Curiosity killed the cat, but Ten doesn’t know any cats, and for all she knows, she also can’t die, so when she becomes convinced her favorite elder, the mysterious Eros, is secretly encouraging her to rebel, she takes his advice. [Being immortal and not knowing cats don't belong on opposite sides of "also." It's like a guy comes home and his wife says, "Honey, I'm pregnant with triplets, and I also don't own any green shirts." In any case, it's not clear what the first half of that sentence has to do with the second. Changing "rebel" to "investigate" makes for a better connection, though I think I'd just get rid of the cat and say: The surface is off limits, but Ten wants to investigate anyway, so when she becomes convinced....] Risking being thrown to the insanity-inducing Dark if she’s discovered, [Who's gonna throw her to the Dark? The elders? It's an elder who's goading her into going.] Ten makes a bid for an upper world she only remembers in flashes, but nothing can prepare her for what she finds when she gets there…or for the discovery that she can’t get back.

THE RUINED WORLD is a YA paranormal fantasy complete at 100,000 words and is a bit like if Maggie Stiefvater met Jonathan Stroud overlaid with the darkened tones reminiscent of Lindqvist’s Let the Right One In. [A search of this blog for "Maggie Stiefvater" reveals that two other people have dropped her name in queries. And that before she had ever been published, Maggie submitted a query to us. No doubt, if asked, she would credit EE and his minions with her subsequent success.]

Thank you for your time and consideration.


Notes

You say they escaped with all but their memories intact. Which is the opposite of escaping with only their memories intact. The mention of remembering in flashes and memory services suggests "all but" is correct, but it seems more likely, when you go underground to escape an apocalypse, your memories would be the only thing you take with you. Did they escape into an underground city that already existed and had plenty of space for all their belongings?

I don't know how much of the book is set underground, but it feels like the underground portion is all setting up Ten's situation, and the story starts when she gets to the surface. In which case you probably should condense this whole thing into one setup paragraph and then give us some idea of what happens. What she finds when she gets above is a good stopping point for the back of the book. For the query, it's what's going to sell the book, and the stopping point might be when Ten has to make a crucial decision that will determine the fate of her people or the planet or herself.

1 comment:

St0n3henge said...

"When they aren’t occupied with widening the walls of their prison under the watchful eye [eyes?] of the elders, and engaging in memory services to honor the Ruined World and its victims," We don't really need this. Just say they spend time swimming, etc.

You could probably condense this down to: Ten has lived the past fifty years believing that she and the other immortals in her underground world are the only survivors of an apocalypse brought on by warlike mortals. Their days consist of lazing around playing games, swimming and sleeping. It’s all she knows until she and her best friend Rask stumble upon evidence that the wasteland above their heads is anything but. 

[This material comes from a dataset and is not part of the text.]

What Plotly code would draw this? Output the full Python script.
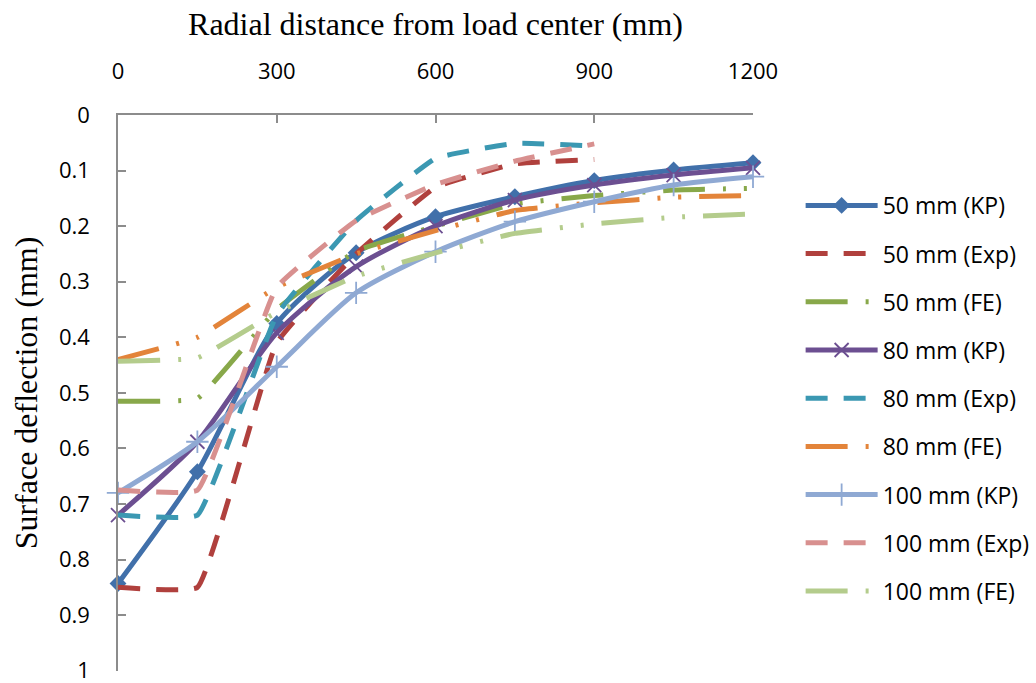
import plotly.graph_objects as go

# Radial distance (mm) at which each series was evaluated / measured
x_kp = [0, 150, 300, 450, 600, 750, 900, 1050, 1200]
x_exp = [0, 150, 300, 450, 600, 750, 900]
x_fe = [0, 150, 300, 450, 600, 750, 900, 1050, 1200]

# Surface deflection (mm)
kp_50 = [0.843, 0.642, 0.375, 0.248, 0.183, 0.147, 0.118, 0.099, 0.086]
exp_50 = [0.85, 0.85, 0.41, 0.25, 0.13, 0.088, 0.08]
fe_50 = [0.515, 0.51, 0.35, 0.245, 0.2, 0.16, 0.145, 0.135, 0.132]

kp_80 = [0.72, 0.588, 0.392, 0.273, 0.2, 0.153, 0.126, 0.108, 0.095]
exp_80 = [0.72, 0.72, 0.36, 0.19, 0.078, 0.051, 0.056]
fe_80 = [0.44, 0.40, 0.31, 0.25, 0.208, 0.172, 0.158, 0.148, 0.145]

kp_100 = [0.68, 0.588, 0.453, 0.32, 0.246, 0.192, 0.156, 0.126, 0.111]
exp_100 = [0.675, 0.675, 0.31, 0.19, 0.125, 0.083, 0.052]
fe_100 = [0.443, 0.437, 0.355, 0.29, 0.248, 0.213, 0.196, 0.184, 0.178]

x_ticks = [0, 300, 600, 900, 1200]
y_ticks = [0, 0.1, 0.2, 0.3, 0.4, 0.5, 0.6, 0.7, 0.8, 0.9, 1]

EXP_DASH = "22px,16px"
FE_DASH = "42px,18px,3px,18px,3px,18px"

series = [
    ("50 mm (KP)", x_kp, kp_50, "#4170AA", "solid", dict(symbol="diamond", size=13)),
    ("50 mm (Exp)", x_exp, exp_50, "#B0403D", EXP_DASH, None),
    ("50 mm (FE)", x_fe, fe_50, "#88A84A", FE_DASH, None),
    ("80 mm (KP)", x_kp, kp_80, "#6C4F91", "solid",
     dict(symbol="x-thin-open", size=14, line=dict(width=1.8))),
    ("80 mm (Exp)", x_exp, exp_80, "#3B98B2", EXP_DASH, None),
    ("80 mm (FE)", x_fe, fe_80, "#E3843A", FE_DASH, None),
    ("100 mm (KP)", x_kp, kp_100, "#8FA9D3", "solid",
     dict(symbol="cross-thin-open", size=16, line=dict(width=1.8))),
    ("100 mm (Exp)", x_exp, exp_100, "#D8908F", EXP_DASH, None),
    ("100 mm (FE)", x_fe, fe_100, "#B4CC8C", FE_DASH, None),
]

fig = go.Figure()
for i, (name, xs, ys, color, dash, marker) in enumerate(series):
    kw = {}
    if marker is not None:
        m = dict(marker)
        m["color"] = color
        if "line" in m:
            m["line"] = dict(m["line"], color=color)
        kw["marker"] = m
        mode = "lines+markers"
        smooth = 0.7
    else:
        mode = "lines"
        smooth = 0.3
    fig.add_trace(go.Scatter(
        x=xs, y=ys, name=name, mode=mode,
        line=dict(color=color, width=5, dash=dash, shape="spline", smoothing=smooth),
        legendgroup=f"g{i}", cliponaxis=False, **kw))

fig.update_layout(
    width=1036, height=683,
    margin=dict(l=118, r=283, t=115, b=12, autoexpand=False),
    paper_bgcolor="white", plot_bgcolor="white",
    showlegend=True,
    legend=dict(
        x=1.075, xanchor="left", xref="paper", y=0.876, yanchor="top",
        font=dict(family="Open Sans", size=23, color="black"),
        itemwidth=72, tracegroupgap=15.3, bgcolor="rgba(0,0,0,0)",
    ),
    xaxis=dict(
        side="top", range=[0, 1200], tickvals=x_ticks, automargin=False,
        showgrid=False, zeroline=False, showline=True,
        linecolor="#8c8c8c", linewidth=1.5,
        ticks="inside", ticklen=8, tickcolor="#8c8c8c", tickwidth=1.5,
        tickfont=dict(family="Open Sans", size=22, color="black"),
        ticklabelstandoff=25, ticklabeloverflow="allow",
        title=dict(text="Radial distance from load center (mm)",
                   font=dict(family="Liberation Serif", size=32, color="black"),
                   standoff=10),
    ),
    yaxis=dict(
        range=[1.0005, 0], tickvals=y_ticks, automargin=False,
        ticktext=[f"{v:g}" for v in y_ticks],
        showgrid=False, zeroline=False, showline=True,
        linecolor="#8c8c8c", linewidth=1.5,
        ticks="inside", ticklen=8, tickcolor="#8c8c8c", tickwidth=1.5,
        tickfont=dict(family="Open Sans", size=22, color="black"),
        ticklabelstandoff=22, ticklabeloverflow="allow",
        title=dict(text="Surface deflection (mm)",
                   font=dict(family="Liberation Serif", size=32, color="black"),
                   standoff=12),
    ),
)

fig.write_html("out.html")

Risking being thrown to the insanity-inducing Dark if she’s discovered, Ten makes a bid for an upper world she only remembers in flashes, but nothing can prepare her for what she finds when she gets there.

Then you need more about what happens above ground and the fact she can't get back.

Don't make the story too vague. You're trying to sell it, and it's hard to sell a product if you won't tell exactly what it is. I wouldn't buy furniture without physical dimensions and color, and your book won't sell if you are too mysterious.